## Goal
From the first line of the data below through the line bearing "const methods = ['a', 'b', 'c'];", reproduce each line exactly; do not include pictures.
────────────────
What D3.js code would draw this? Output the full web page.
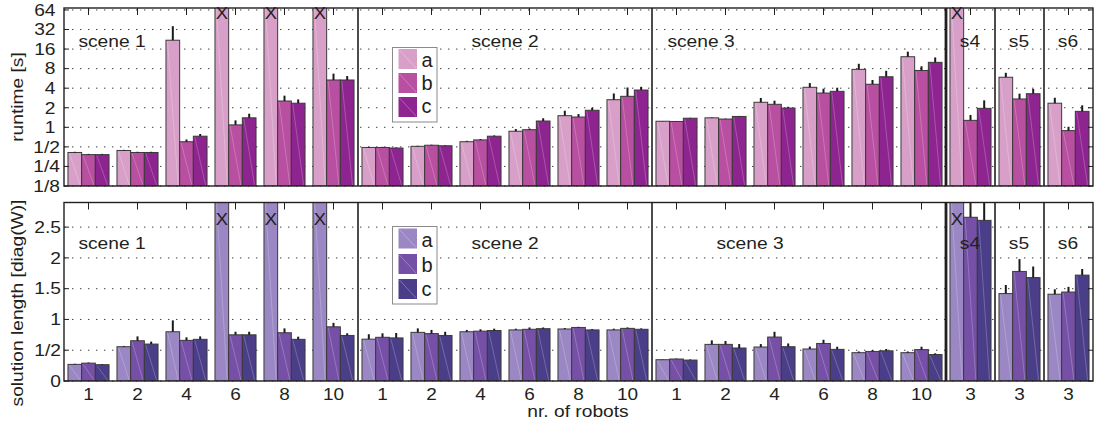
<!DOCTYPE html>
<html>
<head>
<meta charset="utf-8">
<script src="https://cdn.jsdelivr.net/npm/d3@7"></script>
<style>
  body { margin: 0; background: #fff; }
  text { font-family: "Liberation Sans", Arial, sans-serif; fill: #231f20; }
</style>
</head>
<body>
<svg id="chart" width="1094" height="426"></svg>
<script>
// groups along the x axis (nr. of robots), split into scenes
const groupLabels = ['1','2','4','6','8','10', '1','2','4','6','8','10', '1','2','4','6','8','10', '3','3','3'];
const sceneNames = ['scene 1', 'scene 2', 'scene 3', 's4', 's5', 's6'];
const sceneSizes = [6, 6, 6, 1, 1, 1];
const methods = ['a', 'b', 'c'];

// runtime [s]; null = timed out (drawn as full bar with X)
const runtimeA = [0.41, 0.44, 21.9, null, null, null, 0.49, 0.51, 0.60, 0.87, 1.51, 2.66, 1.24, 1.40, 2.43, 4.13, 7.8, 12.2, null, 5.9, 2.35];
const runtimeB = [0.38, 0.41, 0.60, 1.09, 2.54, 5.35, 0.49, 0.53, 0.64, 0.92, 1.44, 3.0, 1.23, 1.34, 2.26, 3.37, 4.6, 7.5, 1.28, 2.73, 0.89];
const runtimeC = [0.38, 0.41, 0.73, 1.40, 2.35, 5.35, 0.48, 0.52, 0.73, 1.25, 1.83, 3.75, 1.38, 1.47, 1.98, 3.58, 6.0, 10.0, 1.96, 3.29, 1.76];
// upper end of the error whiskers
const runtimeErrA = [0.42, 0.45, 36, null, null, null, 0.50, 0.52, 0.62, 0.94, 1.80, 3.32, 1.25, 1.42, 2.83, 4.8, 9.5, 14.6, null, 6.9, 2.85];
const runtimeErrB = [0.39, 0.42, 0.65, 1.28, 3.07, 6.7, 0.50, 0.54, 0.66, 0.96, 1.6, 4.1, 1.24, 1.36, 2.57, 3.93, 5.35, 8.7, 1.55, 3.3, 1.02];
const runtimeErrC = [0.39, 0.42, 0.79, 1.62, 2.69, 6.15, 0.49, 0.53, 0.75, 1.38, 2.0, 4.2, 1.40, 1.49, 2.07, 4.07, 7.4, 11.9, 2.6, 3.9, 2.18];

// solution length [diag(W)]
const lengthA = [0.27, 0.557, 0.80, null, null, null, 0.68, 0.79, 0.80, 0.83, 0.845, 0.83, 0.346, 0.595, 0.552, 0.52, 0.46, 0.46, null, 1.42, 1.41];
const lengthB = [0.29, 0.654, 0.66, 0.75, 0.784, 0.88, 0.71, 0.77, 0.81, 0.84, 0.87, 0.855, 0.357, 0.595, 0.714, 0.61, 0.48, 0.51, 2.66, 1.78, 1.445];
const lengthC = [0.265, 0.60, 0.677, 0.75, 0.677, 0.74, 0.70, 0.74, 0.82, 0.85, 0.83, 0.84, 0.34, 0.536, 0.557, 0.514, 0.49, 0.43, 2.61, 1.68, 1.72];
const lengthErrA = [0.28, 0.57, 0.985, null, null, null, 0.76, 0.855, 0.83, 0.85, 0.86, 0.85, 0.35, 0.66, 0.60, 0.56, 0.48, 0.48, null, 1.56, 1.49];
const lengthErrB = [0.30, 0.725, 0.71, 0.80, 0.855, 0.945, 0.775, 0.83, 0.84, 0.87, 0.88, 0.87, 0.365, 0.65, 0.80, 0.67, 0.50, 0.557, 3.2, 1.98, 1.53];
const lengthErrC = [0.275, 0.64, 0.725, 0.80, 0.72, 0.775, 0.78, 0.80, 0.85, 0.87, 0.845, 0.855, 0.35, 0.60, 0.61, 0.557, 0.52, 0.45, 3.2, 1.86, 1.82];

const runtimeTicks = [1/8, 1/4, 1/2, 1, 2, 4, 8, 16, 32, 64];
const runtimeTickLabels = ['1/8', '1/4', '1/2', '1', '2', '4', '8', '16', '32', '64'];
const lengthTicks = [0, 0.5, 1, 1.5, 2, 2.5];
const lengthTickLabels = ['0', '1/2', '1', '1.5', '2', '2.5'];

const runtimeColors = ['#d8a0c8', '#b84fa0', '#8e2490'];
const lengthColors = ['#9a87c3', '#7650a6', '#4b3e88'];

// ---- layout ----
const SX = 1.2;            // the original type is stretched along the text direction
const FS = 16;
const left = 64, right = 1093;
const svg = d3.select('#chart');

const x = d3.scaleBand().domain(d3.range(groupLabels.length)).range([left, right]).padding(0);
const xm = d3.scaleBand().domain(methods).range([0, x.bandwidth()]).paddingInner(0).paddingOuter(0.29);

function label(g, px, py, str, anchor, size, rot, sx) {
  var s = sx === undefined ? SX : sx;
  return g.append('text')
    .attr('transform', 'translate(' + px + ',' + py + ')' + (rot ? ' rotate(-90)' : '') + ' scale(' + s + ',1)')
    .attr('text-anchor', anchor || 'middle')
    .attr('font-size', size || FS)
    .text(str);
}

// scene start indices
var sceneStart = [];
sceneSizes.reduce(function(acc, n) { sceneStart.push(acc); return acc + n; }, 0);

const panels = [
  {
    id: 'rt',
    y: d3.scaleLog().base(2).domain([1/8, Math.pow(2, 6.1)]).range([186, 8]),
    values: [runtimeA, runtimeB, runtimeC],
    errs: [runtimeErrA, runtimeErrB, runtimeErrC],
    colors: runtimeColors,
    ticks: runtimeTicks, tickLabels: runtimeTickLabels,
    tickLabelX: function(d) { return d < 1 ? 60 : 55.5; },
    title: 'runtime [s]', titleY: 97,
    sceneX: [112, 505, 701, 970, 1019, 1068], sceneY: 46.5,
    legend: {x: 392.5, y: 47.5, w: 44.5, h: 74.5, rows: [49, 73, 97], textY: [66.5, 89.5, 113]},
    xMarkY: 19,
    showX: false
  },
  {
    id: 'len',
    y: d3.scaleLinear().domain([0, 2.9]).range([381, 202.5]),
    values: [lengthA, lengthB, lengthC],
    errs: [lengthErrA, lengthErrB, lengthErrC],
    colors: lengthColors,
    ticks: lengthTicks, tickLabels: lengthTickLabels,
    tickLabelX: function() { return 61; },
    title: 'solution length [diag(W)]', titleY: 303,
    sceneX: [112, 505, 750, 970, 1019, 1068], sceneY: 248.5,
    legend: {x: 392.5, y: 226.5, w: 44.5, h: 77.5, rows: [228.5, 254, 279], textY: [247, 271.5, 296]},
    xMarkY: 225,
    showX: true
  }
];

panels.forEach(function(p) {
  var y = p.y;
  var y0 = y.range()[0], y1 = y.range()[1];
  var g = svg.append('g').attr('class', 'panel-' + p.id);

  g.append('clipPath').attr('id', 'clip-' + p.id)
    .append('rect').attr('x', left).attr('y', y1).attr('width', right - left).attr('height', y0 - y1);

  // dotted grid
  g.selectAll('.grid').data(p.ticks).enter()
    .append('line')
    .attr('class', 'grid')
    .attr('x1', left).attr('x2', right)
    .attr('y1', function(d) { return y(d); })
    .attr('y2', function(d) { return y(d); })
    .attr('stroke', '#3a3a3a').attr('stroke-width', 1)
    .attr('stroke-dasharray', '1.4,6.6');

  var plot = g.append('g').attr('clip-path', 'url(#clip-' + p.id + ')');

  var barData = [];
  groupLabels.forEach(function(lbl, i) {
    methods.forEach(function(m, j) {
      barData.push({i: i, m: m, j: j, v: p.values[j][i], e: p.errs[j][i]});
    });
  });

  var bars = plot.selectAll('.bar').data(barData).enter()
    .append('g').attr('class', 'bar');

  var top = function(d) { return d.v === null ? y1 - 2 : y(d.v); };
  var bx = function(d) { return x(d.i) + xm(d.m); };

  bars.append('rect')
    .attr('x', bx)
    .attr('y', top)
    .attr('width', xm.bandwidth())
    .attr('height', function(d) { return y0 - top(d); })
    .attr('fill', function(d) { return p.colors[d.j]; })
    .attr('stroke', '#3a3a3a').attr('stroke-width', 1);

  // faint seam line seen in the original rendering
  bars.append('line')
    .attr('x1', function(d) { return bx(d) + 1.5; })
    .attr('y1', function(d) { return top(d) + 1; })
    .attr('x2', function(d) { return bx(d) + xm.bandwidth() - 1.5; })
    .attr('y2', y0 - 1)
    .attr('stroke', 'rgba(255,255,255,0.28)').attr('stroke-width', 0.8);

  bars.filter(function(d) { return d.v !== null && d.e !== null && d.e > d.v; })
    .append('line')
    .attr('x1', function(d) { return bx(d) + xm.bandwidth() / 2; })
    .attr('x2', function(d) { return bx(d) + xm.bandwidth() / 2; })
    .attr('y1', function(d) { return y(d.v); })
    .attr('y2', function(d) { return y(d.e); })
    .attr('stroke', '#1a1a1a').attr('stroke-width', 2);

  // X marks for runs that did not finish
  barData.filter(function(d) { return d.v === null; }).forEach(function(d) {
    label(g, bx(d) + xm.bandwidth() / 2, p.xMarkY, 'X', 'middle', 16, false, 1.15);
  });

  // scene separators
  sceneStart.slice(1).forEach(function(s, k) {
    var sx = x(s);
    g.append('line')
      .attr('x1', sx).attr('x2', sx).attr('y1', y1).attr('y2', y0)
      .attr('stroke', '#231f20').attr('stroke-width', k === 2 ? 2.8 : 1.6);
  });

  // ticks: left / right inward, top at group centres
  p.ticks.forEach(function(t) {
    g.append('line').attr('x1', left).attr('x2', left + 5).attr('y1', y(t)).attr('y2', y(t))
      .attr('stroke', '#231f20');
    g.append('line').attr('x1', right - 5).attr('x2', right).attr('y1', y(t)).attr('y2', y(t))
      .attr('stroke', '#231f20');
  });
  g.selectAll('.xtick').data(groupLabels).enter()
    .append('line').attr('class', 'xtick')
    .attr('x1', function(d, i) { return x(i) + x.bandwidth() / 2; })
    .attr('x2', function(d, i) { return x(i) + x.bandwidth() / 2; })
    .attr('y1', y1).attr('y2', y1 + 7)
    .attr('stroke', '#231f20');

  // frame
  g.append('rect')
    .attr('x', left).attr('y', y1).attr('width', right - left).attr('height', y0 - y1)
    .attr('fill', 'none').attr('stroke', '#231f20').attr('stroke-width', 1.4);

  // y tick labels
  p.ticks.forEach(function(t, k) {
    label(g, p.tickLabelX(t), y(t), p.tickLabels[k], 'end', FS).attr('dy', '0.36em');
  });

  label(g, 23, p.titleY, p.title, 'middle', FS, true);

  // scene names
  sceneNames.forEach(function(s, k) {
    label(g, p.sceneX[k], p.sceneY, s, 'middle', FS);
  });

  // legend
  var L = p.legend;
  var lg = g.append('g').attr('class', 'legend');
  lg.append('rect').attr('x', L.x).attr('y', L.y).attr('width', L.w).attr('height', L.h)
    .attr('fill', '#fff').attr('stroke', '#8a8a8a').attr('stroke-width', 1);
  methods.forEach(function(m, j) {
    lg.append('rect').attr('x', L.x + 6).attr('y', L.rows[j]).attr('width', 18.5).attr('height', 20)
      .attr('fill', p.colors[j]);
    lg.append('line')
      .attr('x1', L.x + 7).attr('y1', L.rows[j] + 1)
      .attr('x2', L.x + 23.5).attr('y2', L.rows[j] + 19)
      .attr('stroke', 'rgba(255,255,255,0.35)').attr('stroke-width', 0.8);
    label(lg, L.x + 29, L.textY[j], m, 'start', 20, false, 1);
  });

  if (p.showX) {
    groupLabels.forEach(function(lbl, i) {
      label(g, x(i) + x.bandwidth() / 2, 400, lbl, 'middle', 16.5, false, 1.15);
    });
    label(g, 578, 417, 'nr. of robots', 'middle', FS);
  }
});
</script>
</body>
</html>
────────────────
## Result below
What D3.js code would draw this? Output the full web page.
<!DOCTYPE html>
<html>
<head>
<meta charset="utf-8">
<script src="https://cdn.jsdelivr.net/npm/d3@7"></script>
<style>
  body { margin: 0; background: #fff; }
  text { font-family: "Liberation Sans", Arial, sans-serif; fill: #231f20; }
</style>
</head>
<body>
<svg id="chart" width="1094" height="426"></svg>
<script>
// groups along the x axis (nr. of robots), split into scenes
const groupLabels = ['1','2','4','6','8','10', '1','2','4','6','8','10', '1','2','4','6','8','10', '3','3','3'];
const sceneNames = ['scene 1', 'scene 2', 'scene 3', 's4', 's5', 's6'];
const sceneSizes = [6, 6, 6, 1, 1, 1];
const methods = ['a', 'b', 'c'];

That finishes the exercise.